Cara lain adalah dengan melakukan budidaya, misal budidaya ikan Sunu, dengan
memelihara bibit ikan Sunu pada kolam jaring (cage net) yang ditaruh di pinggir-pinggir laut. Cara lain lagi
misalnya mengembangkan usaha-usaha yang potensial bisa dikembangkan oleh rumah
tangga nelayan di pulau itu, seperti kerajinan perak, kerajinan dari hasil laut
atau dari tanaman yang ada di pulau, dan perdagangan antar pulau yang
sebenarnya banyak mendatangkan hasil, akan tetapi mengalami kesulitan modal.
Bersamaan dengan upaya
pemberdayaan di atas, perlu dilakukan penyuluhan-penyuluhan yang menambah
pengetahuan mereka terhadap lingkungan (khususnya laut) dan menanamkan
kesadaran untuk melestarikannya.
Glossary :
Anthropogenic impact
= degradasi lingkungan yang disebabkan ulah manusia
Bubu = teknologi tangkap yang berupa jebakan
ikan
Bunre = alat pengumpul ikan
Emic = perspektif yang berdasarkan pengetahuan
penduduk lokal
Etic = perspektif yang berdasarkan pandangan orang
luar
Homeostasis = memelihara keseimbangan dan kelestarian alam
Pa’taripang =
nelayan yang mencari Teripang
Pa’sunu = nelayan yang mencari
ikan Sunu
Pa’es = nelayan pengguna
bom ikan
Johannes, Robert E.
and Michael Riepen 1995. Environmental, Economic, and Social Implications of
the Live Reef Fish Trade in Asia and the Western Pacific.

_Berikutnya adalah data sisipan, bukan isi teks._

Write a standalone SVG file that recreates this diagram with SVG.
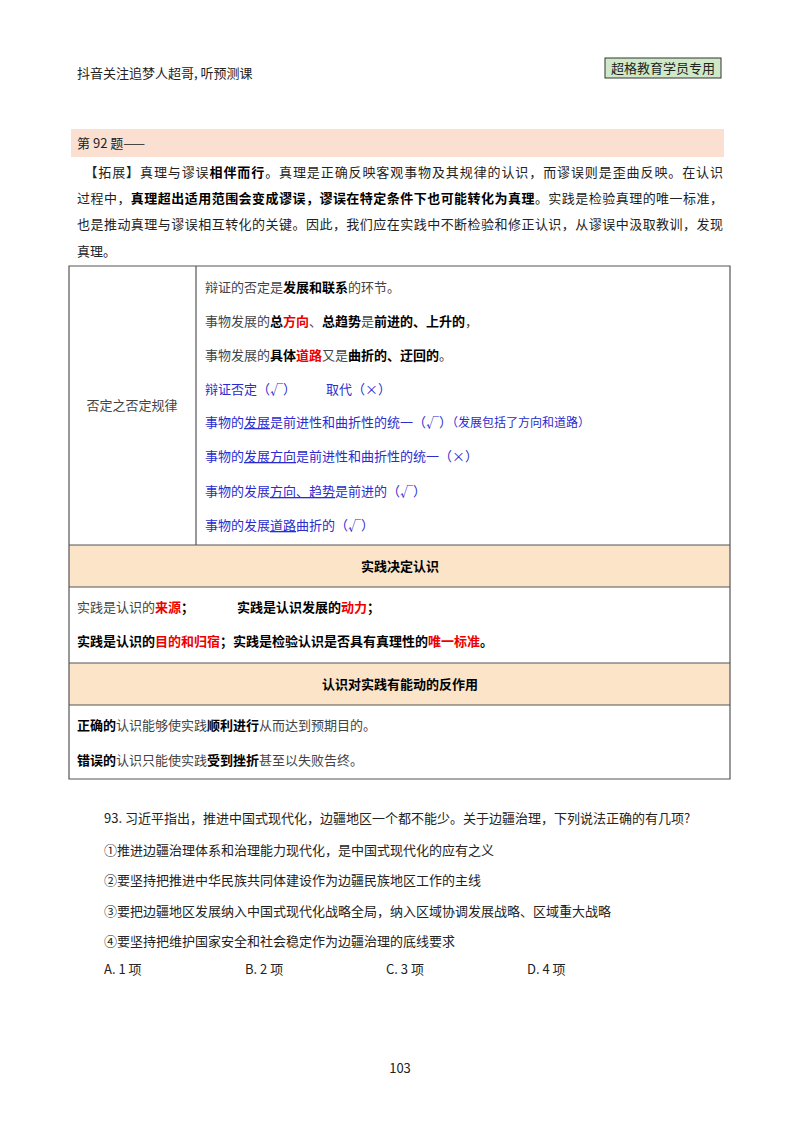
<svg xmlns="http://www.w3.org/2000/svg" width="800" height="1132" viewBox="0 0 800 1132">
<style>
text{font-family:"Noto Sans CJK SC","Liberation Serif",serif;font-size:13px;fill:#222}
.b{font-weight:bold;fill:#000}
.r{fill:#e00;font-weight:bold}
.bl{fill:#2b2bd0}
.u{text-decoration:underline}
.g{fill:#444}
.line{stroke:#555;stroke-width:1.2;fill:none}
.hd{fill:#fbe4c8}
</style>
<rect width="800" height="1132" fill="#fff"/>
<g id="header">
<text x="77" y="78" font-size="13">抖音关注追梦人超哥, 听预测课</text>
<rect x="605" y="58" width="116" height="20" fill="#cfe8c8" stroke="#333"/>
<text x="663" y="73" text-anchor="middle" font-size="13">超格教育学员专用</text>
</g>
<g id="title">
<rect x="71" y="129" width="653" height="28" fill="#fbe0d2"/>
<text x="77" y="148">第 92 题——</text>
</g>
<g id="para" font-size="13">
<text x="77" y="177" textLength="646" lengthAdjust="spacing">　【拓展】真理与谬误<tspan class="b">相伴而行</tspan>。真理是正确反映客观事物及其规律的认识，而谬误则是歪曲反映。在认识</text>
<text x="77" y="203" textLength="646" lengthAdjust="spacing">过程中，<tspan class="b">真理超出适用范围会变成谬误，谬误在特定条件下也可能转化为真理</tspan>。实践是检验真理的唯一标准，</text>
<text x="77" y="229" textLength="646" lengthAdjust="spacing">也是推动真理与谬误相互转化的关键。因此，我们应在实践中不断检验和修正认识，从谬误中汲取教训，发现</text>
<text x="77" y="256">真理。</text>
</g>
<g id="table">
<rect x="69" y="545" width="661" height="42" class="hd"/>
<rect x="69" y="663" width="661" height="42" class="hd"/>
<path class="line" d="M69 266H730V779H69Z M196 266V545 M69 545H730 M69 587H730 M69 663H730 M69 705H730"/>
<text x="132" y="410" text-anchor="middle" class="g">否定之否定规律</text>
<text x="205" y="292" class="g">辩证的否定是<tspan class="b">发展和联系</tspan>的环节。</text>
<text x="205" y="326" class="g">事物发展的<tspan class="b">总</tspan><tspan class="r">方向</tspan>、<tspan class="b">总趋势</tspan>是<tspan class="b">前进的、上升的</tspan>，</text>
<text x="205" y="360" class="g">事物发展的<tspan class="b">具体</tspan><tspan class="r">道路</tspan>又是<tspan class="b">曲折的、迂回的</tspan>。</text>
<text x="205" y="394" class="bl">辩证否定（√）<tspan x="326">取代（×）</tspan></text>
<text x="205" y="427" class="bl">事物的<tspan class="u">发展</tspan>是前进性和曲折性的统一（√）<tspan font-size="12">（发展包括了方向和道路）</tspan></text>
<text x="205" y="461" class="bl">事物的<tspan class="u">发展方向</tspan>是前进性和曲折性的统一（×）</text>
<text x="205" y="496" class="bl">事物的发展<tspan class="u">方向、趋势</tspan>是前进的（√）</text>
<text x="205" y="530" class="bl">事物的发展<tspan class="u">道路</tspan>曲折的（√）</text>
<text x="400" y="571" text-anchor="middle" class="b">实践决定认识</text>
<text x="77" y="612" class="g">实践是认识的<tspan class="r">来源</tspan><tspan class="b">；</tspan><tspan x="237" class="b">实践是认识发展的</tspan><tspan class="r">动力</tspan><tspan class="b">；</tspan></text>
<text x="77" y="646" class="b">实践是认识的<tspan class="r">目的和归宿</tspan>；实践是检验认识是否具有真理性的<tspan class="r">唯一标准</tspan>。</text>
<text x="400" y="689" text-anchor="middle" class="b">认识对实践有能动的反作用</text>
<text x="77" y="730" class="g"><tspan class="b">正确的</tspan>认识能够使实践<tspan class="b">顺利进行</tspan>从而达到预期目的。</text>
<text x="77" y="765" class="g"><tspan class="b">错误的</tspan>认识只能使实践<tspan class="b">受到挫折</tspan>甚至以失败告终。</text>
</g>
<g id="q93" font-size="13">
<text x="104" y="823">93. 习近平指出，推进中国式现代化，边疆地区一个都不能少。关于边疆治理，下列说法正确的有几项?</text>
<text x="104" y="855">①推进边疆治理体系和治理能力现代化，是中国式现代化的应有之义</text>
<text x="104" y="885">②要坚持把推进中华民族共同体建设作为边疆民族地区工作的主线</text>
<text x="104" y="916">③要把边疆地区发展纳入中国式现代化战略全局，纳入区域协调发展战略、区域重大战略</text>
<text x="104" y="946">④要坚持把维护国家安全和社会稳定作为边疆治理的底线要求</text>
<text x="104" y="974">A. 1 项</text>
<text x="245" y="974">B. 2 项</text>
<text x="386" y="974">C. 3 项</text>
<text x="527" y="974">D. 4 项</text>
</g>
<text x="400" y="1073" text-anchor="middle" font-size="12">103</text>
</svg>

A Report for The
Nature Conservancy and the South Pacific Forum Fisheries Agency.
Vayda, A.P.,and
McCay,B.J. 1975. New Directions in
Ecology and Ecological
Anthropology. In : Annual Review of Anthropology, 4 : 293:306
Vayda, A.P. and
Rappaport,R.A. 1968. Ecology, Cultural and non-cultural, p.477-497. In :
J.A.Clifton (ed.). Introduction to
Cultural Anthropology. Houghton Mifflin, Boston.
Zaelany, Andy Ahmad 2002. Becoming The Fish-bomb Fisherman as an Adaptation Strategy in Economic Crisis Period : Case Study of Pulau Karang, Indonesia. Presented in SEAG seminar 14 – 18 October 2002, Hanoi, Vietnam.